C’est beaucoup, mais finalement assez peu, comparé aux quatre milliards d’euros nécessaires pour construire aujourd’hui un seul nouveau réacteur de type EPR. Le calcul est donc vite fait. Aux Etats-Unis, l’autorité de sûreté a déjà porté 54 réacteurs à 60 ans, soit la moitié du parc et plusieurs exploitants parlent d’aller jusqu’à 80 ans. En Suisse, certaines centrales peuvent déjà fonctionner cinquante ans. Les Pays-Bas sont, eux aussi, à 60 ans.
Les dirigeants d’EDF ne cachent pas leur souhait que l’ASN prenne des décisions rapides en ce sens. « Nous voulons ouvrir l’option des 60 ans à tous nos réacteurs, même si certains s’arrêteront peut-être avant. Il s’agit d’investissements très lourds et nous avons besoin de visibilité », affirme Bernard Dupraz. L’électricien est d’ores et déjà en train de préparer un « référentiel de sûreté », répertoriant l’ensemble des travaux qui devraient être accomplis pour faire tourner les réacteurs vingt ans de plus. Il va être transmis à l’ASN dans les prochains mois.
Une démarche inédite qui vise, hors visite décennale, à obtenir une sorte « d’avis de principe » de la part de l’ASN, en 2011. Selon les ingénieurs d’EDF, la standardisation du parc français, qui repose sur une seule technologie (des réacteurs à eau pressurisée), favorise en effet les « retours d’expérience » et devrait faciliter ainsi le passage à 60 ans.

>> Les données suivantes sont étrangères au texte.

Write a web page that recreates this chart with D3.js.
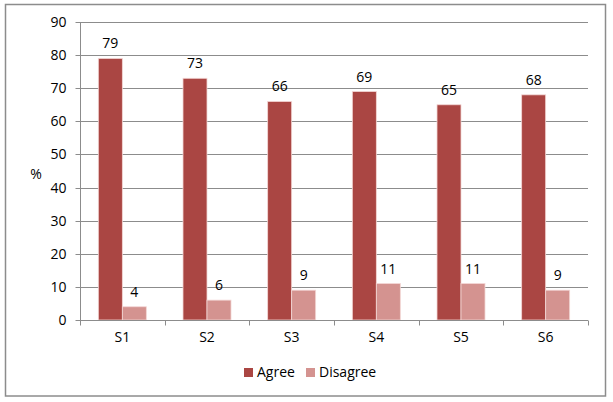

« Toutes les pièces d’une centrale peuvent être remplacées, sauf la cuve et l’enceinte de confinement», souligne Serge Massart, le directeur de la production nucléaire. Reste l’acceptabilité par les populations. Elle est extrêmement variable d’un site à l’autre. « À Tricastin, la mobilisation contre la centrale est très faible. Mais à Fessenheim, les riverains restent très opposés à l’idée même d’aller jusqu’à 40 ans et de nombreuses manifestations sont déjà prévues en octobre », juge Roland Desbordes, le président de la Criirad.